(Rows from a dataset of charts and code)
•••

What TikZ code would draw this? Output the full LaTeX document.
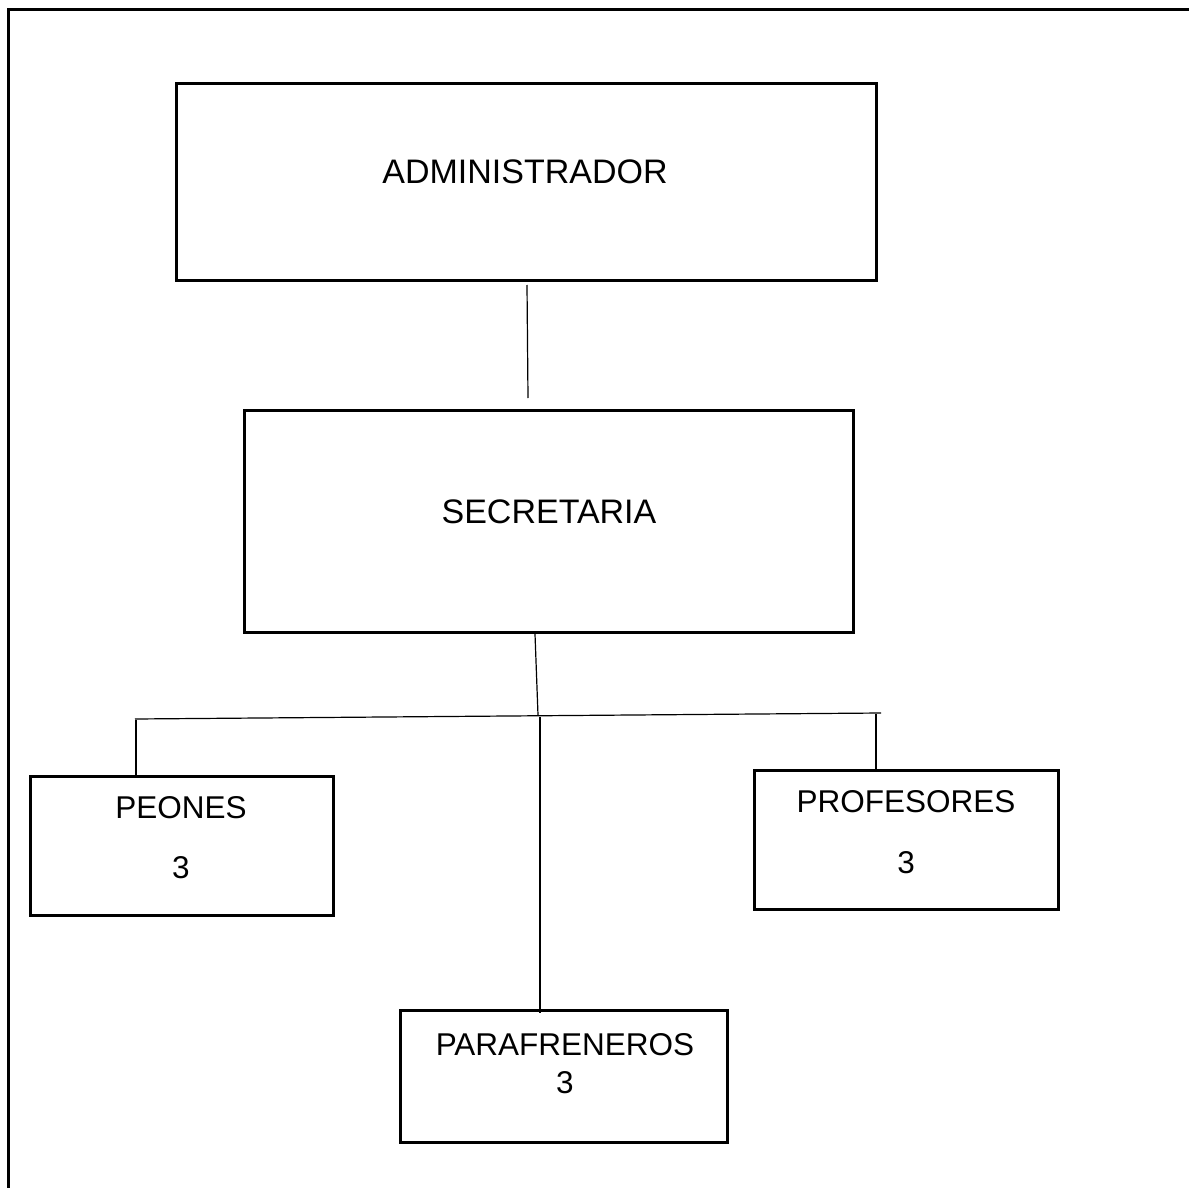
\documentclass[tikz,border=0pt]{standalone}
\usepackage{fontspec}
\setmainfont{Liberation Sans}
\begin{document}
\begin{tikzpicture}[x=1pt,y=-1pt,
  box/.style={draw=black, line width=3pt, inner sep=0pt, fill=white},
  big/.style={inner sep=0pt, font=\fontsize{34}{40}\selectfont},
  small/.style={inner sep=0pt, font=\fontsize{31.5}{38}\selectfont},
  conn/.style={draw=black, line width=1.2pt}]
\useasboundingbox (0,0) rectangle (1189,1188);
% outer frame
\draw[line width=3pt] (1195,10) -- (8,10) -- (8,1195);
% boxes
\node[box, minimum width=700pt, minimum height=196pt] (admin) at (526,182) {};
\node[box, minimum width=609pt, minimum height=222pt] (secr) at (548.5,521) {};
\node[box, minimum width=303pt, minimum height=139pt] (peon) at (181.5,845.5) {};
\node[box, minimum width=304pt, minimum height=139pt] (prof) at (906,839.5) {};
\node[box, minimum width=327pt, minimum height=132pt] (para) at (563.5,1076) {};
% labels
\node[big] (admint) at (525,172) {ADMINISTRADOR};
\node[big] (secrt) at (549,512) {SECRETARIA};
\node[small] (peont) at (181,808) {PEONES};
\node[small] (peonn) at (181,868) {3};
\node[small] (proft) at (906,802) {PROFESORES};
\node[small] (profn) at (906,863) {3};
\node[small] (parat) at (565,1045) {PARAFRENEROS};
\node[small] (paran) at (565,1083) {3};
% connector coordinates
\coordinate (a1) at (527,285);
\coordinate (a2) at (528,398);
\coordinate (s1) at (535,634);
\coordinate (s2) at (538,715);
\coordinate (hl) at (135,719);
\coordinate (hr) at (881,713);
\coordinate (pl) at (136,720);
\coordinate (pm) at (540,717);
\coordinate (pr) at (876,714);
% connectors
\draw[conn] (a1) -- (a2);
\draw[conn] (s1) -- (s2);
\draw[conn] (hl) -- (hr);
\draw[conn] (pl) -- (pl |- peon.north);
\draw[conn] (pm) -- ([yshift=-4pt]pm |- para.north);
\draw[conn] (pr) -- (pr |- prof.north);
\end{tikzpicture}
\end{document}
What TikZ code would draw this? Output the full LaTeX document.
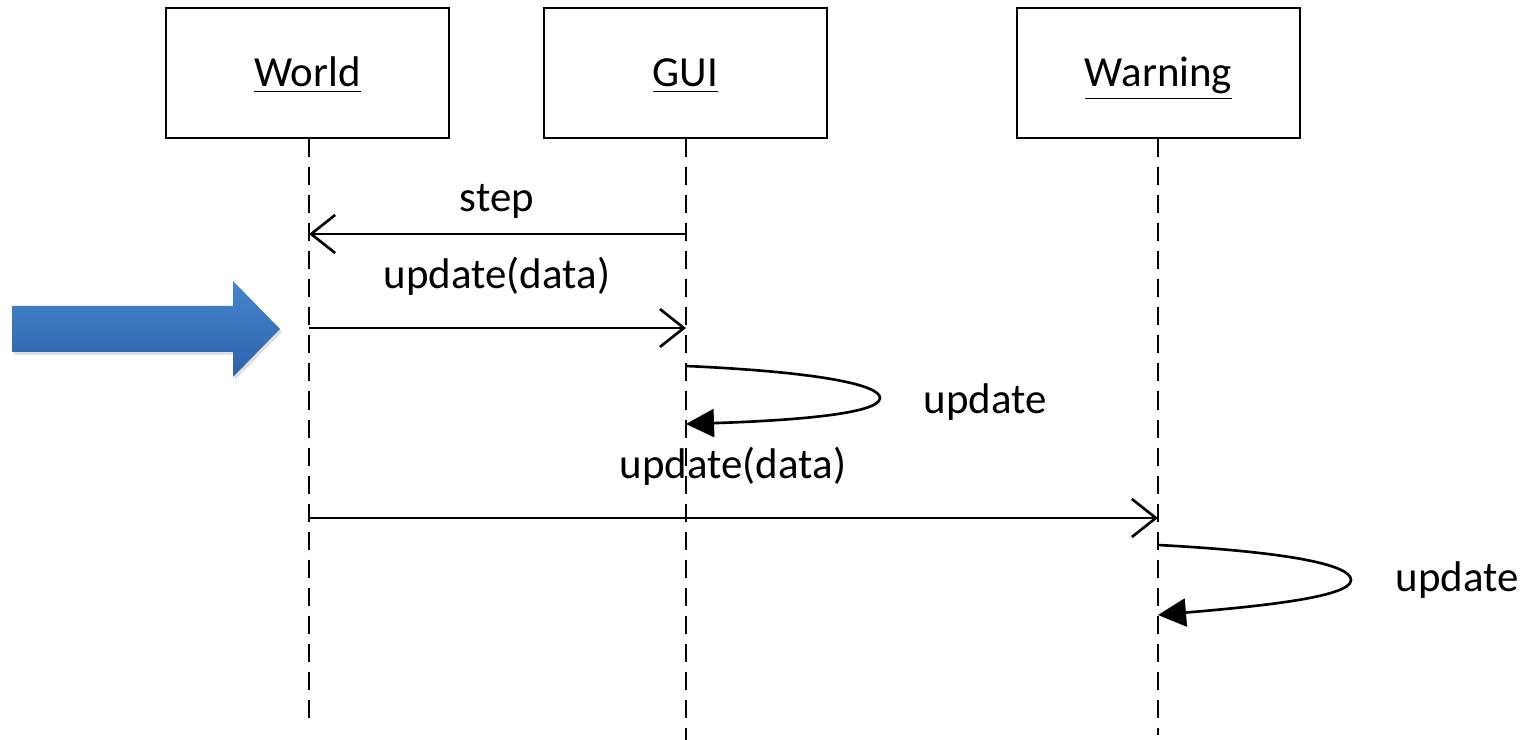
\documentclass[tikz,border=0pt]{standalone}
\usepackage{fontspec}
\setmainfont{Carlito}
\usetikzlibrary{arrows.meta,shadows}
\definecolor{arrtop}{RGB}{68,134,208}
\definecolor{arrbot}{RGB}{46,98,168}
\begin{document}
\begin{tikzpicture}[x=0.01cm,y=-0.01cm,
  obj/.style={draw, line width=0.75pt, minimum width=2.83cm, minimum height=1.30cm, inner sep=0pt, text height=2.1ex, text depth=0.5ex, font=\fontsize{12.2}{14}\selectfont},
  life/.style={line width=0.75pt, dash pattern=on 0.18cm off 0.1cm},
  msg/.style={line width=0.75pt, -{Straight Barb[length=0.24cm, width=0.38cm, line width=0.75pt]}},
  self/.style={line width=0.75pt, -{Triangle[length=0.28cm, width=0.28cm]}},
  lbl/.style={font=\fontsize{12.2}{14}\selectfont, inner sep=0pt}]
\useasboundingbox (0,0) rectangle (1521,740);
% objects
\node[obj] (world) at (307.5,73) {\underline{World}};
\node[obj] (gui) at (685.5,73) {\underline{GUI}};
\node[obj] (warn) at (1158.5,73) {\underline{Warning}};
% lifeline ends
\coordinate (worldEnd) at (309,726);
\coordinate (guiEnd) at (686,740);
\coordinate (warnEnd) at (1158,735);
\draw[life] (world.south -| worldEnd) -- (worldEnd);
\draw[life] (gui.south -| guiEnd) -- (guiEnd);
\draw[life] (warn.south -| warnEnd) -- (warnEnd);
% messages
\coordinate (s1) at (686,234); \coordinate (s2) at (309,234);
\draw[msg] (s1) -- (s2);
\node[lbl] (steplbl) at (497,201) {step};
\coordinate (u1) at (309,328); \coordinate (u2) at (686,328);
\draw[msg] (u1) -- (u2);
\node[lbl] (ud1) at (497,276) {update(data)};
% self loop on GUI
\coordinate (g1) at (686,366); \coordinate (g2) at (686,424);
\draw[self] (g1) .. controls (820,372) and (880,385) .. (880,398) .. controls (880,415) and (780,421) .. (g2);
\node[lbl] (gupd) at (985,402) {update};
\node[lbl] (ud2) at (733,466) {update(data)};
\coordinate (w1) at (309,518); \coordinate (w2) at (1158,518);
\draw[msg] (w1) -- (w2);
% self loop on Warning
\coordinate (h1) at (1158,545); \coordinate (h2) at (1158,615);
\draw[self] (h1) .. controls (1290,552) and (1351,565) .. (1351,580) .. controls (1351,598) and (1250,607) .. (h2);
\node[lbl] (wupd) at (1457,580) {update};
% blue arrow
\shade[top color=arrtop, bottom color=arrbot, drop shadow={shadow xshift=0.02cm, shadow yshift=-0.03cm, opacity=0.25}]
  (12,306) -- (233,306) -- (233,281) -- (280,329) -- (233,377) -- (233,352) -- (12,352) -- cycle;
\end{tikzpicture}
\end{document}
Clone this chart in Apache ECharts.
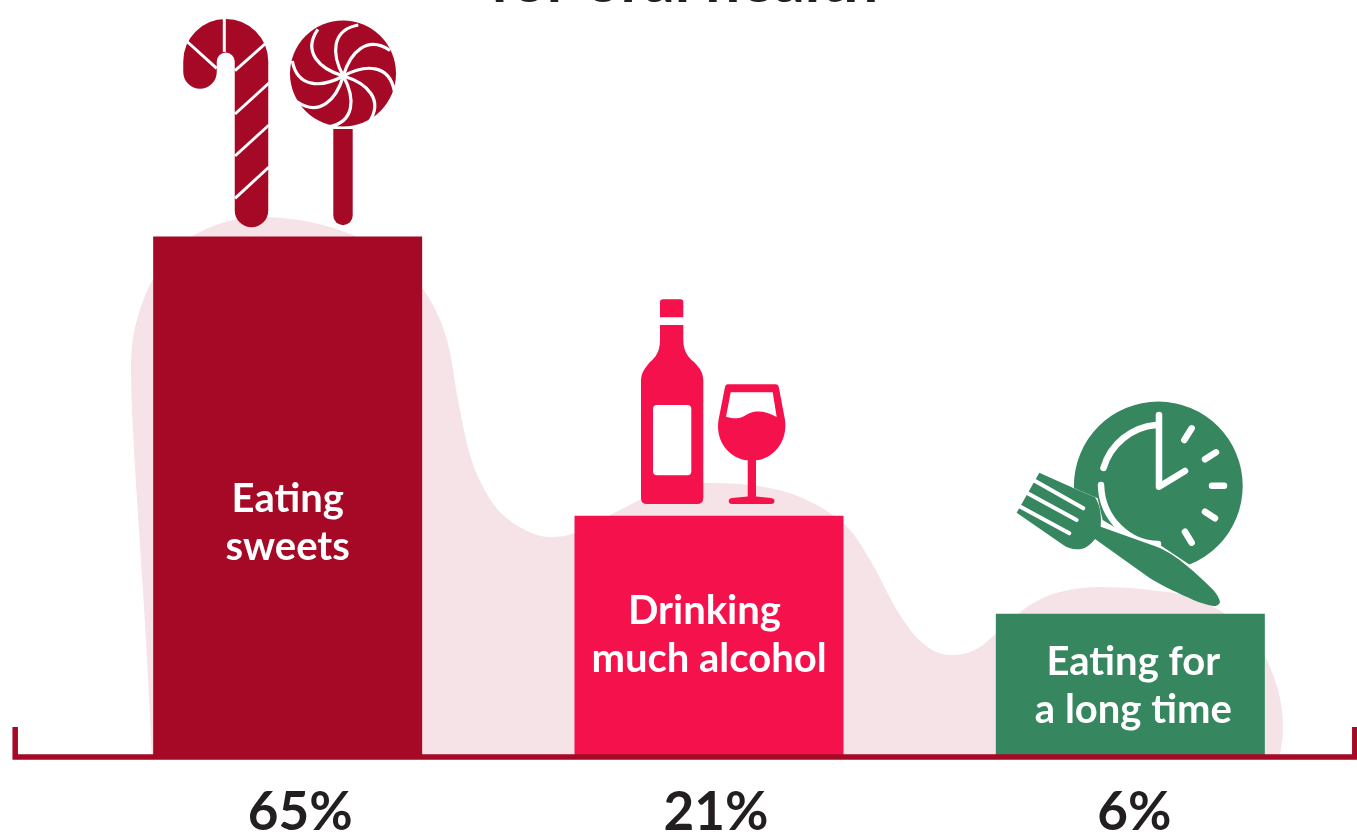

•••

• [What you will do]: Return all of the entries word for word, but omit the pictures.

• [Expected output]:
What TikZ code would draw this? Output the full LaTeX document.
\documentclass[tikz,border=0pt]{standalone}
\usepackage{fontspec}
\setmainfont{Liberation Sans}
\begin{document}
\begin{tikzpicture}[x=1pt,y=-1pt,
  box/.style={draw=black, line width=3pt, inner sep=0pt, fill=white},
  big/.style={inner sep=0pt, font=\fontsize{34}{40}\selectfont},
  small/.style={inner sep=0pt, font=\fontsize{31.5}{38}\selectfont},
  conn/.style={draw=black, line width=1.2pt}]
\useasboundingbox (0,0) rectangle (1189,1188);
% outer frame
\draw[line width=3pt] (1195,10) -- (8,10) -- (8,1195);
% boxes
\node[box, minimum width=700pt, minimum height=196pt] (admin) at (526,182) {};
\node[box, minimum width=609pt, minimum height=222pt] (secr) at (548.5,521) {};
\node[box, minimum width=303pt, minimum height=139pt] (peon) at (181.5,845.5) {};
\node[box, minimum width=304pt, minimum height=139pt] (prof) at (906,839.5) {};
\node[box, minimum width=327pt, minimum height=132pt] (para) at (563.5,1076) {};
% labels
\node[big] (admint) at (525,172) {ADMINISTRADOR};
\node[big] (secrt) at (549,512) {SECRETARIA};
\node[small] (peont) at (181,808) {PEONES};
\node[small] (peonn) at (181,868) {3};
\node[small] (proft) at (906,802) {PROFESORES};
\node[small] (profn) at (906,863) {3};
\node[small] (parat) at (565,1045) {PARAFRENEROS};
\node[small] (paran) at (565,1083) {3};
% connector coordinates
\coordinate (a1) at (527,285);
\coordinate (a2) at (528,398);
\coordinate (s1) at (535,634);
\coordinate (s2) at (538,715);
\coordinate (hl) at (135,719);
\coordinate (hr) at (881,713);
\coordinate (pl) at (136,720);
\coordinate (pm) at (540,717);
\coordinate (pr) at (876,714);
% connectors
\draw[conn] (a1) -- (a2);
\draw[conn] (s1) -- (s2);
\draw[conn] (hl) -- (hr);
\draw[conn] (pl) -- (pl |- peon.north);
\draw[conn] (pm) -- ([yshift=-4pt]pm |- para.north);
\draw[conn] (pr) -- (pr |- prof.north);
\end{tikzpicture}
\end{document}
What TikZ code would draw this? Output the full LaTeX document.
\documentclass[tikz,border=0pt]{standalone}
\usepackage{fontspec}
\setmainfont{Carlito}
\usetikzlibrary{arrows.meta,shadows}
\definecolor{arrtop}{RGB}{68,134,208}
\definecolor{arrbot}{RGB}{46,98,168}
\begin{document}
\begin{tikzpicture}[x=0.01cm,y=-0.01cm,
  obj/.style={draw, line width=0.75pt, minimum width=2.83cm, minimum height=1.30cm, inner sep=0pt, text height=2.1ex, text depth=0.5ex, font=\fontsize{12.2}{14}\selectfont},
  life/.style={line width=0.75pt, dash pattern=on 0.18cm off 0.1cm},
  msg/.style={line width=0.75pt, -{Straight Barb[length=0.24cm, width=0.38cm, line width=0.75pt]}},
  self/.style={line width=0.75pt, -{Triangle[length=0.28cm, width=0.28cm]}},
  lbl/.style={font=\fontsize{12.2}{14}\selectfont, inner sep=0pt}]
\useasboundingbox (0,0) rectangle (1521,740);
% objects
\node[obj] (world) at (307.5,73) {\underline{World}};
\node[obj] (gui) at (685.5,73) {\underline{GUI}};
\node[obj] (warn) at (1158.5,73) {\underline{Warning}};
% lifeline ends
\coordinate (worldEnd) at (309,726);
\coordinate (guiEnd) at (686,740);
\coordinate (warnEnd) at (1158,735);
\draw[life] (world.south -| worldEnd) -- (worldEnd);
\draw[life] (gui.south -| guiEnd) -- (guiEnd);
\draw[life] (warn.south -| warnEnd) -- (warnEnd);
% messages
\coordinate (s1) at (686,234); \coordinate (s2) at (309,234);
\draw[msg] (s1) -- (s2);
\node[lbl] (steplbl) at (497,201) {step};
\coordinate (u1) at (309,328); \coordinate (u2) at (686,328);
\draw[msg] (u1) -- (u2);
\node[lbl] (ud1) at (497,276) {update(data)};
% self loop on GUI
\coordinate (g1) at (686,366); \coordinate (g2) at (686,424);
\draw[self] (g1) .. controls (820,372) and (880,385) .. (880,398) .. controls (880,415) and (780,421) .. (g2);
\node[lbl] (gupd) at (985,402) {update};
\node[lbl] (ud2) at (733,466) {update(data)};
\coordinate (w1) at (309,518); \coordinate (w2) at (1158,518);
\draw[msg] (w1) -- (w2);
% self loop on Warning
\coordinate (h1) at (1158,545); \coordinate (h2) at (1158,615);
\draw[self] (h1) .. controls (1290,552) and (1351,565) .. (1351,580) .. controls (1351,598) and (1250,607) .. (h2);
\node[lbl] (wupd) at (1457,580) {update};
% blue arrow
\shade[top color=arrtop, bottom color=arrbot, drop shadow={shadow xshift=0.02cm, shadow yshift=-0.03cm, opacity=0.25}]
  (12,306) -- (233,306) -- (233,281) -- (280,329) -- (233,377) -- (233,352) -- (12,352) -- cycle;
\end{tikzpicture}
\end{document}
Clone this chart in Apache ECharts.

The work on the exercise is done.